Designer Nanoparticles for Drug Delivery: Physical Answers to Biological Questions

Date: 04/22/2011
Time: 11:00 am – 12:00 pm
Location: Raytheon Amphitheatre, Egan Research Center
Speaker: Dr. Samir Mitragotri, Professor, Chemical Engineering, University of California

Designer Nanoparticles for Drug Delivery: Physical Answers to Biological Questions

Samir Mitragotri

Department of Chemical Engineering

University of California, Santa Barbara

Polymeric nanoparticles have wide application in varied fields including drug delivery and medical imaging. Particle’s properties have significant impact on their therapeutic performance including circulation half-life, drug release rates and toxicity. Our research aims at developing quantitative guidelines describing the relationships between nanoparticle design and their performance as a drug delivery carrier. We particularly focus on engineering particle shape, a design parameter that has received little attention in the past.

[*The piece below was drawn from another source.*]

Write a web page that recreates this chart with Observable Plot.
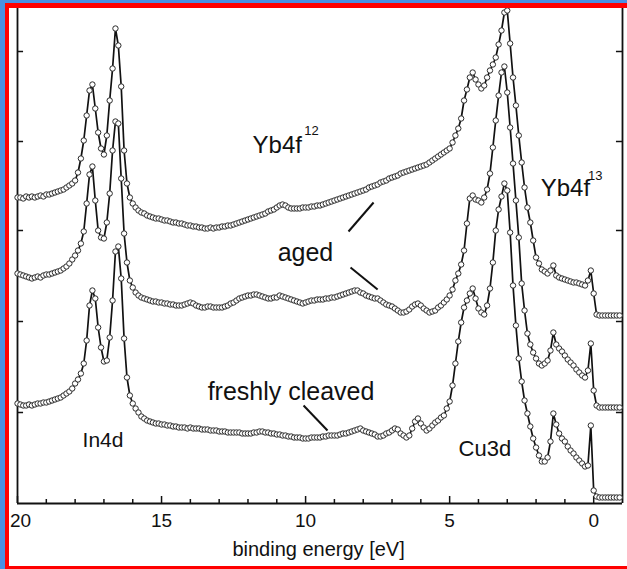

We have devised methods to generate particles of several distinct shapes and studied their impact on key processes in drug delivery including phagocytosis, circulation, adhesion of vascular walls, and targeting. Based on this understanding, we have designed novel polymeric particles that demonstrate reduced phagocytosis and enhanced targeting.

Our studies demonstrate that particle shape provides a new dimension in engineering of polymeric carriers and opens up new opportunities in drug delivery. In addition to shape, we demonstrate that controlling mechanical properties of carriers also offers unique opportunities. Specifically, we have synthesized flexible particles made from proteins that mimic the physical and functional properties of body’s own circulating cells such as red blood cells. Particles that mimic the size, shape and flexibility of natural circulating cells offer advantages that are typically lacking in standard spherical polymeric particles.

The motivation to use physical properties of nanoparticles to control biological function is provided by the biology itself. In nature, numerous examples can be found where physical aspects, such as shape, mechanical properties and compartmentalization are crucial to biological function. We demonstrate that physical attributes such as size, shape and mechanical properties form essential building blocks of biology. This realization forms the basis of the new paradigm in design of nanoparticles.